Before you start writing letters, let me make a few observations:

Not all of these alternate forms are needed to solve problems with ISO 646, despite the name. Some help with EBCDIC as well.

None of these alternate forms help much with using certain changeable characters inside character constants and string literals. You still need to use trigraphs sometimes.

bitand is hardly a great name to use for & as the address-of operator.

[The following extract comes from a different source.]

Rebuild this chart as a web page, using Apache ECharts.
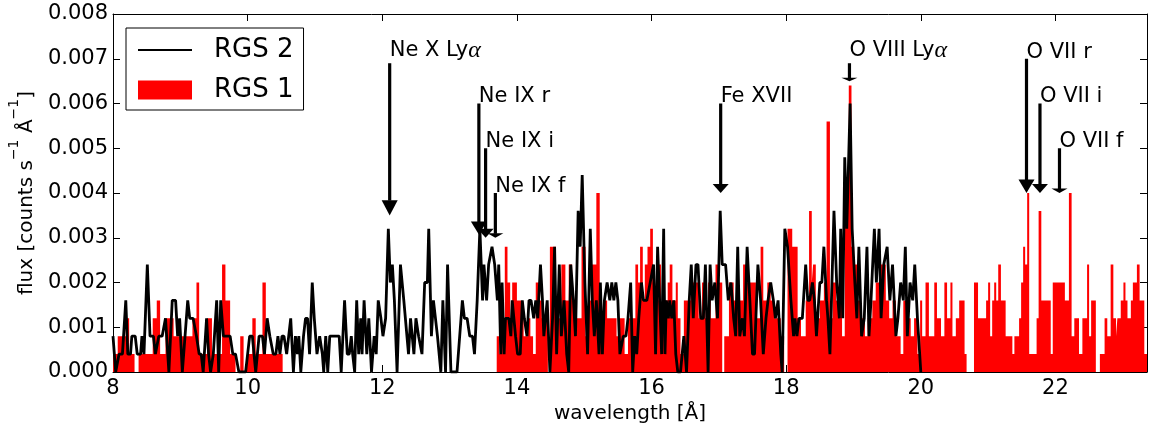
<!DOCTYPE html>
<html>
<head>
<meta charset="utf-8">
<title>RGS spectrum</title>
<script src="https://cdn.jsdelivr.net/npm/echarts@6/dist/echarts.min.js"></script>
<style>
  html, body { margin: 0; padding: 0; background: #fff; }
  #chart { width: 1151px; height: 426px; }
</style>
</head>
<body>
<div id="chart"></div>
<script>
// one count in a bin = 0.0004 counts s^-1 Å^-1
const FLUX_PER_COUNT = 0.0004;

// RGS 2 (black line): [wavelength Å, counts]
const rgs2A = [
  [8.00,2],[8.04,0],[8.09,1],[8.14,1],[8.19,4],[8.22,1],[8.26,1],[8.28,2],[8.33,2],[8.36,1],
  [8.41,1],[8.43,2],[8.46,1],[8.51,6],[8.55,2],[8.60,2],[8.63,1],[8.68,2],[8.73,2],[8.78,3],
  [8.83,0],[8.88,4],[8.93,4],[8.96,2],[8.99,3],[9.03,0],[9.11,4],[9.14,3],[9.19,3],[9.24,2],
  [9.28,1],[9.31,1],[9.34,0],[9.39,3],[9.42,1],[9.45,0],[9.49,1],[9.54,4],[9.57,0],[9.60,4],
  [9.64,2],[9.69,2],[9.74,2],[9.78,1],[9.82,1],[9.87,0],[9.92,0],[9.97,0],[10.03,2],[10.07,2],
  [10.12,0],[10.17,2],[10.22,2],[10.25,1],[10.29,3],[10.33,2],[10.38,1],[10.42,1],[10.45,2],[10.48,1]
];
const rgs2B = [
  [10.51,2],[10.54,2],[10.58,1],[10.61,2],[10.64,3],[10.68,0],[10.71,2],[10.74,1],[10.76,2],[10.79,0],
  [10.83,2],[10.86,3],[10.89,3],[10.92,1],[10.96,5],[10.99,3],[11.03,1],[11.07,2],[11.11,1],[11.13,0],
  [11.16,2],[11.19,0],[11.22,2],[11.28,2],[11.36,2],[11.39,0],[11.44,4],[11.48,1],[11.51,1],[11.54,2],
  [11.56,1],[11.59,0],[11.62,4],[11.65,1],[11.68,3],[11.70,1],[11.73,4],[11.77,1],[11.80,3],[11.84,0],
  [11.88,2],[11.91,1],[11.94,4],[11.98,3],[12.01,2],[12.05,3],[12.09,8],[12.12,5],[12.15,6],[12.18,4],
  [12.22,0],[12.27,6],[12.32,4],[12.39,1],[12.42,3],[12.47,1],[12.50,3],[12.54,2],[12.59,1],[12.63,5],
  [12.67,5],[12.69,8],[12.73,2],[12.76,4],[12.82,2],[12.87,0],[12.90,4],[12.94,0],[12.97,6],[13.02,0]
];
const rgs2C = [
  [13.05,0],[13.11,0],[13.19,4],[13.22,3],[13.26,3],[13.30,2],[13.34,2],[13.37,1],[13.41,4],[13.45,8],
  [13.49,4],[13.51,6],[13.55,4],[13.58,6],[13.63,7],[13.67,6],[13.71,4],[13.73,6],[13.76,1],[13.78,5],
  [13.81,1],[13.83,3],[13.88,3],[13.91,2],[13.93,4],[13.98,2],[14.01,1],[14.05,1],[14.08,4],[14.11,3],
  [14.15,2],[14.18,4],[14.21,4],[14.25,3],[14.28,4],[14.31,3],[14.35,6],[14.38,4],[14.40,2],[14.45,4],
  [14.49,0],[14.53,3],[14.56,7],[14.59,1],[14.63,6],[14.66,2],[14.70,4],[14.74,1],[14.77,0],[14.80,6],
  [14.84,4],[14.87,2],[14.91,9],[14.94,7],[14.97,11],[15.01,5],[15.05,1],[15.09,8],[15.12,4],[15.15,2],
  [15.18,4],[15.22,1],[15.24,5],[15.27,1],[15.30,4],[15.34,5],[15.38,4],[15.41,5],[15.44,4],[15.47,5],
  [15.50,4],[15.53,1]
];
const rgs2D = [
  [15.58,2],[15.62,2],[15.65,3],[15.69,5],[15.72,0],[15.75,2],[15.78,1],[15.81,3],[15.85,5],[15.88,4],
  [15.93,4],[15.98,5],[16.03,6],[16.06,1],[16.09,7],[16.13,3],[16.15,1],[16.18,8],[16.20,1],[16.22,4],
  [16.25,3],[16.27,4],[16.30,3],[16.33,4],[16.36,1],[16.39,0],[16.43,0],[16.48,2],[16.52,0],[16.56,4],
  [16.59,6],[16.62,3],[16.66,6],[16.69,6],[16.73,3],[16.77,3],[16.80,6],[16.84,0],[16.87,6],[16.90,4],
  [16.94,5],[16.98,3],[17.02,9],[17.05,6],[17.10,6],[17.14,4],[17.18,5],[17.22,3],[17.25,2],[17.28,7],
  [17.31,2],[17.35,3],[17.38,2],[17.42,7],[17.46,4],[17.50,1],[17.53,1],[17.58,6],[17.62,4],[17.66,1],
  [17.70,3],[17.73,4],[17.77,5],[17.81,4],[17.84,3],[17.88,4],[17.92,1],[17.94,0],[17.98,8],[18.02,7]
];
const rgs2E = [
  [18.07,4],[18.11,2],[18.13,3],[18.16,2],[18.19,3],[18.24,3],[18.29,6],[18.32,4],[18.35,4],[18.39,5],
  [18.42,4],[18.45,2],[18.50,5],[18.53,5],[18.56,7],[18.60,4],[18.62,3],[18.65,1],[18.71,9],[18.75,5],
  [18.79,3],[18.81,8],[18.84,3],[18.87,12],[18.90,8],[18.92,8],[18.95,15],[18.98,8],[19.02,5],[19.05,3],
  [19.08,7],[19.12,2],[19.16,3],[19.20,7],[19.23,2],[19.26,4],[19.31,8],[19.34,5],[19.38,8],[19.41,3],
  [19.45,6],[19.50,7],[19.54,4],[19.58,6],[19.63,2],[19.66,3],[19.70,5],[19.74,4],[19.77,7],[19.80,2],
  [19.84,5],[19.88,4],[19.91,6],[19.95,3],[20.00,0]
];

// RGS 1 (red histogram): [bin start Å, counts], level held until next start
const rgs1A = [
  [8.00,1],[8.07,2],[8.19,3],[8.24,1],[8.32,0],[8.38,1],[8.59,3],[8.65,4],[8.70,1],[8.78,3],
  [8.90,2],[9.18,3],[9.24,5],[9.28,1],[9.40,3],[9.47,1],[9.62,6],[9.67,4],[9.74,1],[9.82,0],
  [9.89,2],[9.94,0],[9.99,1],[10.07,3],[10.12,1],[10.22,5],[10.27,1],[10.52,0]
];
const rgs1B = [
  [13.70,2],[13.74,1],[13.78,3],[13.82,7],[13.86,5],[13.90,3],[13.93,5],[14.00,4],[14.06,3],[14.10,2],
  [14.16,3],[14.20,2],[14.24,1],[14.28,5],[14.33,4],[14.37,3],[14.46,0],[14.49,7],[14.58,4],[14.62,3],
  [14.66,6],[14.72,4],[14.77,6],[14.82,4],[14.88,3],[14.96,7],[15.02,2],[15.06,4],[15.10,6],[15.18,10],
  [15.23,3],[15.28,4],[15.34,3],[15.48,2],[15.52,3],[15.60,1],[15.65,3],[15.76,6],[15.80,5],[15.83,7],
  [15.87,4],[15.90,6],[15.94,7],[15.98,8]
];
const rgs1C = [
  [16.02,5],[16.05,4],[16.10,6],[16.14,3],[16.19,4],[16.24,5],[16.27,6],[16.31,4],[16.36,5],[16.39,3],
  [16.43,1],[16.48,4],[16.58,5],[16.70,3],[16.75,5],[16.80,3],[16.84,5],[16.88,3],[16.95,6],[17.00,5],
  [17.05,0],[17.08,2],[17.15,5],[17.22,4],[17.36,6],[17.41,5],[17.55,3],[17.62,7],[17.66,4],[17.72,5],
  [17.77,4],[17.82,3],[17.92,2],[17.97,0]
];
const rgs1D = [
  [18.02,8],[18.09,7],[18.17,3],[18.22,2],[18.29,4],[18.34,9],[18.38,5],[18.40,6],[18.44,3],[18.50,4],
  [18.56,5],[18.60,14],[18.65,3],[18.69,5],[18.74,4],[18.83,2],[18.87,10],[18.93,16],[18.97,7],[19.01,6],
  [19.06,4],[19.11,3],[19.17,2],[19.21,3],[19.28,4],[19.33,5],[19.40,6],[19.48,4],[19.53,3],[19.58,4],
  [19.63,2],[19.70,1],[19.74,4],[19.80,3],[19.85,2],[19.90,3],[19.95,1]
];
const rgs1E = [
  [19.99,4],[20.02,2],[20.07,5],[20.12,2],[20.20,5],[20.24,3],[20.30,2],[20.35,5],[20.39,3],[20.44,5],
  [20.47,2],[20.52,3],[20.57,4],[20.65,1],[20.68,0],[20.79,5],[20.85,3],[20.97,4],[21.00,5],[21.03,2],
  [21.06,4],[21.09,5],[21.12,4],[21.15,6],[21.19,4],[21.26,2],[21.36,1],[21.39,2],[21.46,3],[21.49,5],
  [21.52,7],[21.55,6],[21.58,10],[21.61,1],[21.72,3],[21.75,9],[21.79,4],[21.93,1],[21.96,5],[22.14,4],
  [22.20,10],[22.24,2],[22.28,3],[22.35,1],[22.40,3],[22.47,6],[22.50,2],[22.53,4],[22.60,0],[22.66,1],
  [22.73,3],[22.77,2],[22.82,6],[22.86,3],[22.90,2],[22.92,3],[22.97,4],[23.01,5],[23.04,4],[23.07,3],
  [23.12,4],[23.15,5],[23.21,6],[23.25,4],[23.32,1],[23.36,3],[23.45,0]
];

// line identifications
const lineNames = ["Ne X Lyα", "Ne IX r", "Ne IX i", "Ne IX f", "Fe XVII", "O VIII Lyα", "O VII r", "O VII i", "O VII f"];
const lineWave  = [12.11, 13.435, 13.535, 13.68, 17.027, 18.94, 21.57, 21.77, 22.06];
const labelFlux = [0.007, 0.006, 0.005, 0.004, 0.006, 0.007, 0.007, 0.006, 0.005];
const tailFlux  = [0.0069, 0.006, 0.005, 0.004, 0.006, 0.0069, 0.007, 0.006, 0.005];
const tipFlux   = [0.0035, 0.00307, 0.003, 0.003, 0.004, 0.0065, 0.004, 0.004, 0.004];

const xTicks = { min: 8, max: 23.36, interval: 2 };
const yTicks = { min: 0, max: 0.008, interval: 0.001 };

const FONT = "DejaVu Sans";
const toFlux = (p) => [p[0], p[1] * FLUX_PER_COUNT];

const rgs2Data = [].concat(rgs2A, rgs2B, rgs2C, rgs2D, rgs2E).map(toFlux);
const rgs1Data = [].concat(rgs1A, rgs1B, rgs1C, rgs1D, rgs1E).map(toFlux);

const chart = echarts.init(document.getElementById("chart"), null, { renderer: "canvas" });

const frameAxis = {
  axisLine: { show: true, onZero: false, lineStyle: { color: "#000", width: 1 } },
  axisTick: { show: true, inside: true, length: 7, lineStyle: { color: "#000", width: 1 } },
  splitLine: { show: false },
};

function drawArrow(params, api) {
  const i = params.dataIndex;
  const tip = api.coord([lineWave[i], tipFlux[i]]);
  const tail = api.coord([lineWave[i], tailFlux[i]]);
  const lab = api.coord([lineWave[i], labelFlux[i]]);
  const len = tip[1] - tail[1];
  const headLen = Math.max(3.5, 0.1 * len);
  const x = tip[0];
  return {
    type: "group",
    children: [
      {
        type: "rect",
        shape: { x: x - 1.6, y: tail[1], width: 3.2, height: len - headLen + 0.5 },
        style: { fill: "#000" },
      },
      {
        type: "polygon",
        shape: { points: [[x - 8, tip[1] - headLen], [x + 8, tip[1] - headLen], [x, tip[1]]] },
        style: { fill: "#000" },
      },
      {
        type: "text",
        x: x,
        y: lab[1] + 4,
        style: {
          text: lineNames[i].replace("α", "{a|α}"),
          fontFamily: FONT,
          fontSize: 21,
          fill: "#000",
          align: "left",
          verticalAlign: "bottom",
          rich: { a: { fontFamily: "Liberation Serif", fontStyle: "italic", fontSize: 24, fill: "#000" } },
        },
      },
    ],
  };
}

chart.setOption({
  animation: false,
  backgroundColor: "#fff",
  grid: { left: 113, right: 4, top: 14, bottom: 54, containLabel: false, outerBoundsMode: "none" },
  legend: {
    orient: "vertical",
    left: 126,
    top: 28,
    data: [
      { name: "RGS 2", itemStyle: { opacity: 0 } },
      { name: "RGS 1", icon: "rect" },
    ],
    itemWidth: 54,
    itemHeight: 19,
    itemGap: 10,
    padding: [7, 10, 5, 11],
    borderColor: "#000",
    borderWidth: 1,
    backgroundColor: "#fff",
    selectedMode: false,
    textStyle: { fontFamily: FONT, fontSize: 26, color: "#000", lineHeight: 30, padding: [0, 0, 0, 17] },
  },
  xAxis: [
    {
      type: "value",
      position: "bottom",
      ...xTicks,
      ...frameAxis,
      axisLabel: { fontFamily: FONT, fontSize: 21, color: "#000", margin: 6, showMaxLabel: false },
      name: "wavelength [Å]",
      nameLocation: "middle",
      nameGap: 26,
      nameTextStyle: { fontFamily: FONT, fontSize: 20, color: "#000" },
    },
    { type: "value", position: "top", ...xTicks, ...frameAxis, axisLabel: { show: false } },
  ],
  yAxis: [
    {
      type: "value",
      position: "left",
      ...yTicks,
      ...frameAxis,
      axisLabel: { fontFamily: FONT, fontSize: 21, color: "#000", margin: 5, formatter: (v) => v.toFixed(3) },
      name: "{b|flux [counts s}{s|−1}{b| Å}{s|−1}{b|]}",
      nameLocation: "middle",
      nameRotate: 90,
      nameGap: 70,
      nameTextStyle: {
        fontFamily: FONT,
        fontSize: 20,
        color: "#000",
        rich: {
          b: { fontFamily: FONT, fontSize: 20, lineHeight: 30, verticalAlign: "bottom", color: "#000" },
          s: { fontFamily: FONT, fontSize: 14, lineHeight: 14, padding: [0, 0, 16, 0], verticalAlign: "bottom", color: "#000" },
        },
      },
    },
    { type: "value", position: "right", ...yTicks, ...frameAxis, axisLabel: { show: false } },
  ],
  series: [
    {
      name: "RGS 1",
      type: "line",
      step: "end",
      data: rgs1Data,
      symbol: "none",
      color: "#ff0000",
      lineStyle: { width: 0 },
      areaStyle: { color: "#ff0000", opacity: 1 },
      z: 1,
    },
    {
      name: "RGS 2",
      type: "line",
      data: rgs2Data,
      symbol: "none",
      color: "#000",
      lineStyle: { color: "#000", width: 2.8 },
      z: 2,
    },
    {
      type: "custom",
      renderItem: drawArrow,
      data: lineWave.map((w, i) => [w, tipFlux[i]]),
      clip: false,
      silent: true,
      z: 5,
    },
  ],
});
</script>
</body>
</html>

You can improve on these names all sorts of ways. In fact, many people have. In further fact, suggesting alternative lists has been a popular indoor sport at C standards meetings for several years now.
The point is that this addition is not perfect. I'm pretty convinced after years of trying, though, that perfection is unattainable here. This particular approach is good enough. It can also be argued that the problem this addition solves is small and rapidly getting smaller. Others are pretty convinced, though, that it is still a problem worth solving. I believe the clutter is small enough that the rest of us should be tolerant.

The Japanese Contribution
By far the largest part of the normative addendum is the Japanese component. I count one new macro, three new type definitions, and 60 (!) new functions. The basic idea is to provide a complete set of parallels between functions that act on one-byte characters and functions that act on the newer wide characters. It's too bad we have to invent a whole set of variant names for these new functions. (That's one of the ways that C++ has improved code hygiene over C.) But I believe the time is ripe to introduce better wide-character support.
Windows NT traffics consistently in (16-bit) wide characters. It exemplifies the new trend toward supporting large and varied character sets. Multiple sets of 256 characters just don't cut it for systems and applications with an international market.
I plan to devote next month's column to a detailed look at the Japanese contribution. It's too big to due justice to in the space remaining here. For now, I'll simply summarize what it contains:

A set of functions analogous to those in <ctype.h> lets you classify wide characters much the way you do conventional ones. You can also define your own categories of characters and test for them.

A set of functions analogous to those in <string.h> lets you manipulate wide-character strings much the way you do conventional ones.

A set of functions analogous to those in <stdlib.h> lets you convert numeric wide-character strings much the way you do conventional ones.

Additions to the wide-character conversion functions in <stdlib.h> give you much tighter control over the conversion process.

A function analogous to strftime in <time.h> lets you encode time information as a wide-character string much the way you do conventional ones.

Additional conversion specifiers for the existing print and scan functions let you convert between occasional multibyte sequences in files and wide characters internal to the program.

A set of functions analogous to those in <stdio.h> lets you manipulate "wide-character streams". These are files of multibyte characters that appear internally as sequences of wide characters.
Some of this stuff sounds redundant, and it is. Still, there are good reasons for each of the additions. I'll do my best to convince you of that next month.